Já na Sociedade dos Poetas Mortos a autoridade é representada essencialmente pelo diretor da escola Welton, Sr. Nolan, o corpo docente e os pais dos alunos, que em sua grande parte também foram estudantes daquela escola e enviam seus filhos para lá a fim de servi-los com a mesma disciplina que tiveram em seu período de estudante e os tornaram profissionais respeitados, sendo todos em profissões consideradas conservadoras.
Já a emoção vem representada pelo professor John Keating (Robin Willians) que emerge os alunos no universo da poesia e os faz viver baseados em todo o sentimento de paixão pela literatura, adotando como lema o termo conhecido pelas palavras do poeta latino Horácio: o Carpe Diem, tatuado à exaustão e que significa “aproveite o dia”, um ensinamento que na obra musical aparece tarde demais.
No filme, quem sofre a ação do embate são os alunos da escola, que para promover a cisão do mundo rígido e autoritário retomam a sociedade dos poetas mortos, clube ao qual o professor participava em seu período escolar. O deslocamento dos estudantes do real para o imaginário também se dá por meio de uma mudança física no momento em que eles vão para uma floresta, assim como em Shakespeare, mas invés de encontrarem lá seres fantásticos, são as palavras dos escritores que leem que faz com que o toque de magia seja criado.
Na canção esse lado mais positivo é função de Chino (Oriente), que tenta vislumbrar o que há de bom tanto na vida quanto na morte: “Se tu quer, então vai lá, pode ir, levantar, sem cair / Sem tretar e conseguir ir prum lugar, ver sair / A lua refletir, vou partir, vim pra ilha que brilha / Que maravilha estar aqui”.

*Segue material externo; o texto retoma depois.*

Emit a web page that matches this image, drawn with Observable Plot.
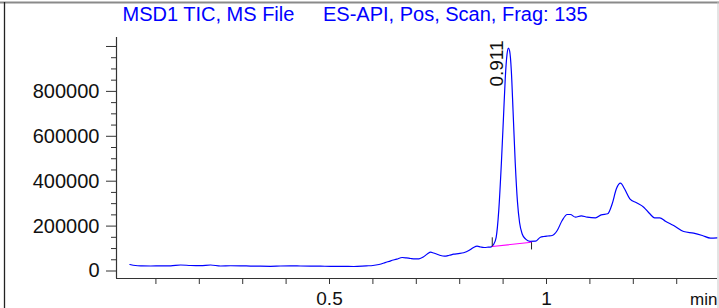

Essa alegria aparece na peça principalmente por meio do personagem Puck, que com todas as suas trapalhadas também está presente na película durante uma apresentação de teatro na qual é interpretado pelo jovem Neil Perry, quem mais representa o choque entre os dois mundos.
Esse cruzamento entre a doce fantasia e a dura realidade agem de maneira distinta nas criações artísticas. Na peça o resultado é positivo, no filme é trágico, enquanto a música tenta sintetizar esse cruzamento enxergando a beleza no dissabor, amenizando a amargura e renascendo na poesia em corpo e alma.